-- BEGIN --

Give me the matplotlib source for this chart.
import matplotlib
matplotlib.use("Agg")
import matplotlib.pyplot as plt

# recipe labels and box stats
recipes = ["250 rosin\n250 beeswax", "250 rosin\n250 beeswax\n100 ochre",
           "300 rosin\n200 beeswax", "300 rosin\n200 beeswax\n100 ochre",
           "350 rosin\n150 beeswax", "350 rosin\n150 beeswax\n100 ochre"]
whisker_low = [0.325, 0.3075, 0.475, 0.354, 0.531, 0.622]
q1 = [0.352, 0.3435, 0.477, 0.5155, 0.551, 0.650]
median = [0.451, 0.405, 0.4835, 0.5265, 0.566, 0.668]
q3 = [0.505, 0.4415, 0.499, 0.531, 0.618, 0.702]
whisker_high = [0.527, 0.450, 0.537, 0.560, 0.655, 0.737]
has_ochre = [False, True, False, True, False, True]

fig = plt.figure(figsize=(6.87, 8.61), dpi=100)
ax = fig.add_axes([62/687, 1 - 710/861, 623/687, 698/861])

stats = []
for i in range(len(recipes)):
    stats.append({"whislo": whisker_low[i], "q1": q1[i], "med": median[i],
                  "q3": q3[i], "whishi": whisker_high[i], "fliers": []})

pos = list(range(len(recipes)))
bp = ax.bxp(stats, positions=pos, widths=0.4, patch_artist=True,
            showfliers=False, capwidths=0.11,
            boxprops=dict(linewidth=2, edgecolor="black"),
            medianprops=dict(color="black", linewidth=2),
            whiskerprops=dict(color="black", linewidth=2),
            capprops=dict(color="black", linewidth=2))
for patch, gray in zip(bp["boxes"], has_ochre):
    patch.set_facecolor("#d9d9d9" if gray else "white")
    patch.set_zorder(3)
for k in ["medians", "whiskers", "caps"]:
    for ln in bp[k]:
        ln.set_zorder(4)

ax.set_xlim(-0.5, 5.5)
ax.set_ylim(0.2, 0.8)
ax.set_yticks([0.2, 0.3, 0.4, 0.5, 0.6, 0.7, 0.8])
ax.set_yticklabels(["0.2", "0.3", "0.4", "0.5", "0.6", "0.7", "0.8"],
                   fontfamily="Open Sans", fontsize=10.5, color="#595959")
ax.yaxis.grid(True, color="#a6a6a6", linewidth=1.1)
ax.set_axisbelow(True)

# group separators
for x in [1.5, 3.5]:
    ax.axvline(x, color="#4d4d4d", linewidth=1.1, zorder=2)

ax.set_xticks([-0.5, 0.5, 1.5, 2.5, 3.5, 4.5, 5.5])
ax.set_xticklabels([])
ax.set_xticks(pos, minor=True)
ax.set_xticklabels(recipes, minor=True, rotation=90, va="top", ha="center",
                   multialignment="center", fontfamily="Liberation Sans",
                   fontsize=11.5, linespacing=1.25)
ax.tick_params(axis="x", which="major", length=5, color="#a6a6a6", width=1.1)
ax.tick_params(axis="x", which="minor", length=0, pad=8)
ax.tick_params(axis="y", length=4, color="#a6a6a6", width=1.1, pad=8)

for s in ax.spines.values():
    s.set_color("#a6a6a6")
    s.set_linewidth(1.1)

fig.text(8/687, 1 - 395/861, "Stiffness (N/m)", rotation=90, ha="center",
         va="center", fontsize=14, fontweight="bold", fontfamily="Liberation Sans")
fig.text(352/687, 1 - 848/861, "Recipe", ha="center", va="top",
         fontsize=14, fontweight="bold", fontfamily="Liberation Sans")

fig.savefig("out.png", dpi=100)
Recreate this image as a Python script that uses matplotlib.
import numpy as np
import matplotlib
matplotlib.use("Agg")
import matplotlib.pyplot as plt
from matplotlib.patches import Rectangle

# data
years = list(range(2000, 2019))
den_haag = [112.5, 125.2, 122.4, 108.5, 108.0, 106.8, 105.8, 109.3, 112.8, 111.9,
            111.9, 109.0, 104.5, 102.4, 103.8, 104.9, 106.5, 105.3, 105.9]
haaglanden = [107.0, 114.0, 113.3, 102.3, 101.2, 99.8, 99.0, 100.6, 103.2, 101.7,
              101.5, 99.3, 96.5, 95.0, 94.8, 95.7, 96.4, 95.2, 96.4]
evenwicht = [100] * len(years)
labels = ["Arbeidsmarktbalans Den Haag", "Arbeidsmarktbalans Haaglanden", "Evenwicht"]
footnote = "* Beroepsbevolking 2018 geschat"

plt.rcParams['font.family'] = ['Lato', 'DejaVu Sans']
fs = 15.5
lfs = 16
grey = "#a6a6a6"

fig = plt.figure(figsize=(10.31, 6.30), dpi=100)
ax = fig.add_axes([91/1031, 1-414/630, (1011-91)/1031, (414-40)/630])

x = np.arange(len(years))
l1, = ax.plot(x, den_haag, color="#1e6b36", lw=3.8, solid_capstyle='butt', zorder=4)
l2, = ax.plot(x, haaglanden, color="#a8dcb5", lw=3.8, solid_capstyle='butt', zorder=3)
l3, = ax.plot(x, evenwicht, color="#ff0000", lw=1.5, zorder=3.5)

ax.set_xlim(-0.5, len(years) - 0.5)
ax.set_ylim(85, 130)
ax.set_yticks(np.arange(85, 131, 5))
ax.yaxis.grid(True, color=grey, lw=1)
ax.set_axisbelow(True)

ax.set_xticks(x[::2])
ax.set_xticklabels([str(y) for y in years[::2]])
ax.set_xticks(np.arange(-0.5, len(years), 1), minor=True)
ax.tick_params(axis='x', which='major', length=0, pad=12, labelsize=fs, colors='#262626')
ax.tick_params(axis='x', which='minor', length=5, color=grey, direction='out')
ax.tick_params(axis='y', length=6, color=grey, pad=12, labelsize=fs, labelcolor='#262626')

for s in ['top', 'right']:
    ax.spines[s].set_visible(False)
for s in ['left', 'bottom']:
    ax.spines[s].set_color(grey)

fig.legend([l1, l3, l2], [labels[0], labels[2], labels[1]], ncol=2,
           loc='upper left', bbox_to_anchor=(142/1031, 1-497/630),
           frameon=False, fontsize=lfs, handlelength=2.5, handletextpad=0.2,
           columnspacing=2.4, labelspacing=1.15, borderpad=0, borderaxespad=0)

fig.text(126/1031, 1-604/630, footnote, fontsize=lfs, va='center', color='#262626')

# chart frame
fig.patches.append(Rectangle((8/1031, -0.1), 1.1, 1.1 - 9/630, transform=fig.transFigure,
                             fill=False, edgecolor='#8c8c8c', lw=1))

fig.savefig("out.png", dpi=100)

-- END --

» **Problem to solve**
Transcribe all entries exactly as they are given.

» **Response below**
Give me the matplotlib source for this chart.
import matplotlib
matplotlib.use("Agg")
import matplotlib.pyplot as plt

# recipe labels and box stats
recipes = ["250 rosin\n250 beeswax", "250 rosin\n250 beeswax\n100 ochre",
           "300 rosin\n200 beeswax", "300 rosin\n200 beeswax\n100 ochre",
           "350 rosin\n150 beeswax", "350 rosin\n150 beeswax\n100 ochre"]
whisker_low = [0.325, 0.3075, 0.475, 0.354, 0.531, 0.622]
q1 = [0.352, 0.3435, 0.477, 0.5155, 0.551, 0.650]
median = [0.451, 0.405, 0.4835, 0.5265, 0.566, 0.668]
q3 = [0.505, 0.4415, 0.499, 0.531, 0.618, 0.702]
whisker_high = [0.527, 0.450, 0.537, 0.560, 0.655, 0.737]
has_ochre = [False, True, False, True, False, True]

fig = plt.figure(figsize=(6.87, 8.61), dpi=100)
ax = fig.add_axes([62/687, 1 - 710/861, 623/687, 698/861])

stats = []
for i in range(len(recipes)):
    stats.append({"whislo": whisker_low[i], "q1": q1[i], "med": median[i],
                  "q3": q3[i], "whishi": whisker_high[i], "fliers": []})

pos = list(range(len(recipes)))
bp = ax.bxp(stats, positions=pos, widths=0.4, patch_artist=True,
            showfliers=False, capwidths=0.11,
            boxprops=dict(linewidth=2, edgecolor="black"),
            medianprops=dict(color="black", linewidth=2),
            whiskerprops=dict(color="black", linewidth=2),
            capprops=dict(color="black", linewidth=2))
for patch, gray in zip(bp["boxes"], has_ochre):
    patch.set_facecolor("#d9d9d9" if gray else "white")
    patch.set_zorder(3)
for k in ["medians", "whiskers", "caps"]:
    for ln in bp[k]:
        ln.set_zorder(4)

ax.set_xlim(-0.5, 5.5)
ax.set_ylim(0.2, 0.8)
ax.set_yticks([0.2, 0.3, 0.4, 0.5, 0.6, 0.7, 0.8])
ax.set_yticklabels(["0.2", "0.3", "0.4", "0.5", "0.6", "0.7", "0.8"],
                   fontfamily="Open Sans", fontsize=10.5, color="#595959")
ax.yaxis.grid(True, color="#a6a6a6", linewidth=1.1)
ax.set_axisbelow(True)

# group separators
for x in [1.5, 3.5]:
    ax.axvline(x, color="#4d4d4d", linewidth=1.1, zorder=2)

ax.set_xticks([-0.5, 0.5, 1.5, 2.5, 3.5, 4.5, 5.5])
ax.set_xticklabels([])
ax.set_xticks(pos, minor=True)
ax.set_xticklabels(recipes, minor=True, rotation=90, va="top", ha="center",
                   multialignment="center", fontfamily="Liberation Sans",
                   fontsize=11.5, linespacing=1.25)
ax.tick_params(axis="x", which="major", length=5, color="#a6a6a6", width=1.1)
ax.tick_params(axis="x", which="minor", length=0, pad=8)
ax.tick_params(axis="y", length=4, color="#a6a6a6", width=1.1, pad=8)

for s in ax.spines.values():
    s.set_color("#a6a6a6")
    s.set_linewidth(1.1)

fig.text(8/687, 1 - 395/861, "Stiffness (N/m)", rotation=90, ha="center",
         va="center", fontsize=14, fontweight="bold", fontfamily="Liberation Sans")
fig.text(352/687, 1 - 848/861, "Recipe", ha="center", va="top",
         fontsize=14, fontweight="bold", fontfamily="Liberation Sans")

fig.savefig("out.png", dpi=100)
Recreate this image as a Python script that uses matplotlib.
import numpy as np
import matplotlib
matplotlib.use("Agg")
import matplotlib.pyplot as plt
from matplotlib.patches import Rectangle

# data
years = list(range(2000, 2019))
den_haag = [112.5, 125.2, 122.4, 108.5, 108.0, 106.8, 105.8, 109.3, 112.8, 111.9,
            111.9, 109.0, 104.5, 102.4, 103.8, 104.9, 106.5, 105.3, 105.9]
haaglanden = [107.0, 114.0, 113.3, 102.3, 101.2, 99.8, 99.0, 100.6, 103.2, 101.7,
              101.5, 99.3, 96.5, 95.0, 94.8, 95.7, 96.4, 95.2, 96.4]
evenwicht = [100] * len(years)
labels = ["Arbeidsmarktbalans Den Haag", "Arbeidsmarktbalans Haaglanden", "Evenwicht"]
footnote = "* Beroepsbevolking 2018 geschat"

plt.rcParams['font.family'] = ['Lato', 'DejaVu Sans']
fs = 15.5
lfs = 16
grey = "#a6a6a6"

fig = plt.figure(figsize=(10.31, 6.30), dpi=100)
ax = fig.add_axes([91/1031, 1-414/630, (1011-91)/1031, (414-40)/630])

x = np.arange(len(years))
l1, = ax.plot(x, den_haag, color="#1e6b36", lw=3.8, solid_capstyle='butt', zorder=4)
l2, = ax.plot(x, haaglanden, color="#a8dcb5", lw=3.8, solid_capstyle='butt', zorder=3)
l3, = ax.plot(x, evenwicht, color="#ff0000", lw=1.5, zorder=3.5)

ax.set_xlim(-0.5, len(years) - 0.5)
ax.set_ylim(85, 130)
ax.set_yticks(np.arange(85, 131, 5))
ax.yaxis.grid(True, color=grey, lw=1)
ax.set_axisbelow(True)

ax.set_xticks(x[::2])
ax.set_xticklabels([str(y) for y in years[::2]])
ax.set_xticks(np.arange(-0.5, len(years), 1), minor=True)
ax.tick_params(axis='x', which='major', length=0, pad=12, labelsize=fs, colors='#262626')
ax.tick_params(axis='x', which='minor', length=5, color=grey, direction='out')
ax.tick_params(axis='y', length=6, color=grey, pad=12, labelsize=fs, labelcolor='#262626')

for s in ['top', 'right']:
    ax.spines[s].set_visible(False)
for s in ['left', 'bottom']:
    ax.spines[s].set_color(grey)

fig.legend([l1, l3, l2], [labels[0], labels[2], labels[1]], ncol=2,
           loc='upper left', bbox_to_anchor=(142/1031, 1-497/630),
           frameon=False, fontsize=lfs, handlelength=2.5, handletextpad=0.2,
           columnspacing=2.4, labelspacing=1.15, borderpad=0, borderaxespad=0)

fig.text(126/1031, 1-604/630, footnote, fontsize=lfs, va='center', color='#262626')

# chart frame
fig.patches.append(Rectangle((8/1031, -0.1), 1.1, 1.1 - 9/630, transform=fig.transFigure,
                             fill=False, edgecolor='#8c8c8c', lw=1))

fig.savefig("out.png", dpi=100)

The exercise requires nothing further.